Extract all data as written.

-- start Supplied information --

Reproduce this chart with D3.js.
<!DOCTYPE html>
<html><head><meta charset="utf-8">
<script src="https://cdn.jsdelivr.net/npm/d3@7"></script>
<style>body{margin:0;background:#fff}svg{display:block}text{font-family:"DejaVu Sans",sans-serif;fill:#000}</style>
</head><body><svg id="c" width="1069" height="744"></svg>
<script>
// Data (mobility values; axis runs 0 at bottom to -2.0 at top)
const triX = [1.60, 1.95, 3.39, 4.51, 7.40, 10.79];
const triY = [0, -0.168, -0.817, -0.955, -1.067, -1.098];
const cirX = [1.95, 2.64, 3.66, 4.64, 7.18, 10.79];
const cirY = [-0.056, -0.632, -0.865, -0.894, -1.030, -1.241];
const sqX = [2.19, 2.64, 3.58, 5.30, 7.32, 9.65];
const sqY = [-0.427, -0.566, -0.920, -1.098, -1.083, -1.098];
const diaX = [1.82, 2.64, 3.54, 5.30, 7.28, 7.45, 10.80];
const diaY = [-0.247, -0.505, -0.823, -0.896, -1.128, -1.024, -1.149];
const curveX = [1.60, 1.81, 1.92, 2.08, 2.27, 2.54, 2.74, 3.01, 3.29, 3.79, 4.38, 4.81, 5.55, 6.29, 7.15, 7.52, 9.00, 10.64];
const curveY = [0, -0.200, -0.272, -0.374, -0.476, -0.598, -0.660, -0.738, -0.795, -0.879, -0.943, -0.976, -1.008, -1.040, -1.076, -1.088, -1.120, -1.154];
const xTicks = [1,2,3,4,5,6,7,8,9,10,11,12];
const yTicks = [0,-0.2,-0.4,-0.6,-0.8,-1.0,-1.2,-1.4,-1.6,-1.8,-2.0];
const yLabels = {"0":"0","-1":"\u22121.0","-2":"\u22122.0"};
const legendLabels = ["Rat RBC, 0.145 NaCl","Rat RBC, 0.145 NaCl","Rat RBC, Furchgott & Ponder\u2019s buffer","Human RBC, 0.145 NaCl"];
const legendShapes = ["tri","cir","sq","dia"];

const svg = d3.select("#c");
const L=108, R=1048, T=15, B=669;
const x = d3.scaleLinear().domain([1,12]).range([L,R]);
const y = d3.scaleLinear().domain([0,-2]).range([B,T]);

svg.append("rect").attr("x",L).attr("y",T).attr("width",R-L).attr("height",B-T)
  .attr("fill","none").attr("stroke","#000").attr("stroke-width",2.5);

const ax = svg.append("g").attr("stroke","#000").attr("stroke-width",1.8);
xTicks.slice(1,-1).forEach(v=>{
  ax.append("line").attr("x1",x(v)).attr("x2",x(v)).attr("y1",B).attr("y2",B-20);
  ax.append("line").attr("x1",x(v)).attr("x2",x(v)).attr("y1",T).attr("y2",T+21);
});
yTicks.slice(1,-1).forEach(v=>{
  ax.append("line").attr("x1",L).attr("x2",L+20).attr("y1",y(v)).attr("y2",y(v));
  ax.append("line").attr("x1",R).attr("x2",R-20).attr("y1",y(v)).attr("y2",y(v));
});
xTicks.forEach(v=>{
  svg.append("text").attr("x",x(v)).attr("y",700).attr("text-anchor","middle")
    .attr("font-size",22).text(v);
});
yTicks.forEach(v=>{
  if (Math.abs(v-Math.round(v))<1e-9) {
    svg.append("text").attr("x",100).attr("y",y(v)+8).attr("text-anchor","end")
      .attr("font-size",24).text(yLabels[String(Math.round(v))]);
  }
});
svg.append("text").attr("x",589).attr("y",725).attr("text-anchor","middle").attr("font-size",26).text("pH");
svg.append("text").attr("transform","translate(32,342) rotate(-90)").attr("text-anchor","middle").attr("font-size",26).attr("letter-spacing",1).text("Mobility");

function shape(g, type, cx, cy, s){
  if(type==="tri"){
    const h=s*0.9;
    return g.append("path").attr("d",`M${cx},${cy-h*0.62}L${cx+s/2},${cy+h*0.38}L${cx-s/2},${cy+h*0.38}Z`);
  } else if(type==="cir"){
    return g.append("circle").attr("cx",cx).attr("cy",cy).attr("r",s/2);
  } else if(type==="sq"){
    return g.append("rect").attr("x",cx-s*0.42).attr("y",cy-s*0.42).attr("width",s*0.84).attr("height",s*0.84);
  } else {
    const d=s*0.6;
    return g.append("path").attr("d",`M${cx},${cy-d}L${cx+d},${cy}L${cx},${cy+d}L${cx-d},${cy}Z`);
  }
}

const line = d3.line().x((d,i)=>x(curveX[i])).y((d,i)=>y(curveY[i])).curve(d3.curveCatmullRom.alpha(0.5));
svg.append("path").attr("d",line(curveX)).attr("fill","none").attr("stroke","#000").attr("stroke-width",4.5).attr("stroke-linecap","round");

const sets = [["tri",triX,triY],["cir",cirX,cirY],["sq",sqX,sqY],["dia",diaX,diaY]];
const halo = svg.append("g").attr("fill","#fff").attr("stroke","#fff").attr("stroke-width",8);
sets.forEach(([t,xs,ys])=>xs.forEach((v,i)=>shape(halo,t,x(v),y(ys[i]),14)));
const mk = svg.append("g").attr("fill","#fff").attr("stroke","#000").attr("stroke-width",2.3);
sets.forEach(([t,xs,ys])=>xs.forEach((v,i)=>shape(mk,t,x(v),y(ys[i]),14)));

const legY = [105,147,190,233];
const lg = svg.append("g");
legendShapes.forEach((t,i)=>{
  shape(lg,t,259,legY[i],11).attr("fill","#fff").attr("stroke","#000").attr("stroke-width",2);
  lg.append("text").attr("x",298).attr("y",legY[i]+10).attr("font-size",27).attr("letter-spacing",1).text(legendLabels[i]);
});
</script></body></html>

-- end Supplied information --

§ **Answer for the task**
Reproduce this chart with D3.js.
<!DOCTYPE html>
<html><head><meta charset="utf-8">
<script src="https://cdn.jsdelivr.net/npm/d3@7"></script>
<style>body{margin:0;background:#fff}svg{display:block}text{font-family:"DejaVu Sans",sans-serif;fill:#000}</style>
</head><body><svg id="c" width="1069" height="744"></svg>
<script>
// Data (mobility values; axis runs 0 at bottom to -2.0 at top)
const triX = [1.60, 1.95, 3.39, 4.51, 7.40, 10.79];
const triY = [0, -0.168, -0.817, -0.955, -1.067, -1.098];
const cirX = [1.95, 2.64, 3.66, 4.64, 7.18, 10.79];
const cirY = [-0.056, -0.632, -0.865, -0.894, -1.030, -1.241];
const sqX = [2.19, 2.64, 3.58, 5.30, 7.32, 9.65];
const sqY = [-0.427, -0.566, -0.920, -1.098, -1.083, -1.098];
const diaX = [1.82, 2.64, 3.54, 5.30, 7.28, 7.45, 10.80];
const diaY = [-0.247, -0.505, -0.823, -0.896, -1.128, -1.024, -1.149];
const curveX = [1.60, 1.81, 1.92, 2.08, 2.27, 2.54, 2.74, 3.01, 3.29, 3.79, 4.38, 4.81, 5.55, 6.29, 7.15, 7.52, 9.00, 10.64];
const curveY = [0, -0.200, -0.272, -0.374, -0.476, -0.598, -0.660, -0.738, -0.795, -0.879, -0.943, -0.976, -1.008, -1.040, -1.076, -1.088, -1.120, -1.154];
const xTicks = [1,2,3,4,5,6,7,8,9,10,11,12];
const yTicks = [0,-0.2,-0.4,-0.6,-0.8,-1.0,-1.2,-1.4,-1.6,-1.8,-2.0];
const yLabels = {"0":"0","-1":"\u22121.0","-2":"\u22122.0"};
const legendLabels = ["Rat RBC, 0.145 NaCl","Rat RBC, 0.145 NaCl","Rat RBC, Furchgott & Ponder\u2019s buffer","Human RBC, 0.145 NaCl"];
const legendShapes = ["tri","cir","sq","dia"];

const svg = d3.select("#c");
const L=108, R=1048, T=15, B=669;
const x = d3.scaleLinear().domain([1,12]).range([L,R]);
const y = d3.scaleLinear().domain([0,-2]).range([B,T]);

svg.append("rect").attr("x",L).attr("y",T).attr("width",R-L).attr("height",B-T)
  .attr("fill","none").attr("stroke","#000").attr("stroke-width",2.5);

const ax = svg.append("g").attr("stroke","#000").attr("stroke-width",1.8);
xTicks.slice(1,-1).forEach(v=>{
  ax.append("line").attr("x1",x(v)).attr("x2",x(v)).attr("y1",B).attr("y2",B-20);
  ax.append("line").attr("x1",x(v)).attr("x2",x(v)).attr("y1",T).attr("y2",T+21);
});
yTicks.slice(1,-1).forEach(v=>{
  ax.append("line").attr("x1",L).attr("x2",L+20).attr("y1",y(v)).attr("y2",y(v));
  ax.append("line").attr("x1",R).attr("x2",R-20).attr("y1",y(v)).attr("y2",y(v));
});
xTicks.forEach(v=>{
  svg.append("text").attr("x",x(v)).attr("y",700).attr("text-anchor","middle")
    .attr("font-size",22).text(v);
});
yTicks.forEach(v=>{
  if (Math.abs(v-Math.round(v))<1e-9) {
    svg.append("text").attr("x",100).attr("y",y(v)+8).attr("text-anchor","end")
      .attr("font-size",24).text(yLabels[String(Math.round(v))]);
  }
});
svg.append("text").attr("x",589).attr("y",725).attr("text-anchor","middle").attr("font-size",26).text("pH");
svg.append("text").attr("transform","translate(32,342) rotate(-90)").attr("text-anchor","middle").attr("font-size",26).attr("letter-spacing",1).text("Mobility");

function shape(g, type, cx, cy, s){
  if(type==="tri"){
    const h=s*0.9;
    return g.append("path").attr("d",`M${cx},${cy-h*0.62}L${cx+s/2},${cy+h*0.38}L${cx-s/2},${cy+h*0.38}Z`);
  } else if(type==="cir"){
    return g.append("circle").attr("cx",cx).attr("cy",cy).attr("r",s/2);
  } else if(type==="sq"){
    return g.append("rect").attr("x",cx-s*0.42).attr("y",cy-s*0.42).attr("width",s*0.84).attr("height",s*0.84);
  } else {
    const d=s*0.6;
    return g.append("path").attr("d",`M${cx},${cy-d}L${cx+d},${cy}L${cx},${cy+d}L${cx-d},${cy}Z`);
  }
}

const line = d3.line().x((d,i)=>x(curveX[i])).y((d,i)=>y(curveY[i])).curve(d3.curveCatmullRom.alpha(0.5));
svg.append("path").attr("d",line(curveX)).attr("fill","none").attr("stroke","#000").attr("stroke-width",4.5).attr("stroke-linecap","round");

const sets = [["tri",triX,triY],["cir",cirX,cirY],["sq",sqX,sqY],["dia",diaX,diaY]];
const halo = svg.append("g").attr("fill","#fff").attr("stroke","#fff").attr("stroke-width",8);
sets.forEach(([t,xs,ys])=>xs.forEach((v,i)=>shape(halo,t,x(v),y(ys[i]),14)));
const mk = svg.append("g").attr("fill","#fff").attr("stroke","#000").attr("stroke-width",2.3);
sets.forEach(([t,xs,ys])=>xs.forEach((v,i)=>shape(mk,t,x(v),y(ys[i]),14)));

const legY = [105,147,190,233];
const lg = svg.append("g");
legendShapes.forEach((t,i)=>{
  shape(lg,t,259,legY[i],11).attr("fill","#fff").attr("stroke","#000").attr("stroke-width",2);
  lg.append("text").attr("x",298).attr("y",legY[i]+10).attr("font-size",27).attr("letter-spacing",1).text(legendLabels[i]);
});
</script></body></html>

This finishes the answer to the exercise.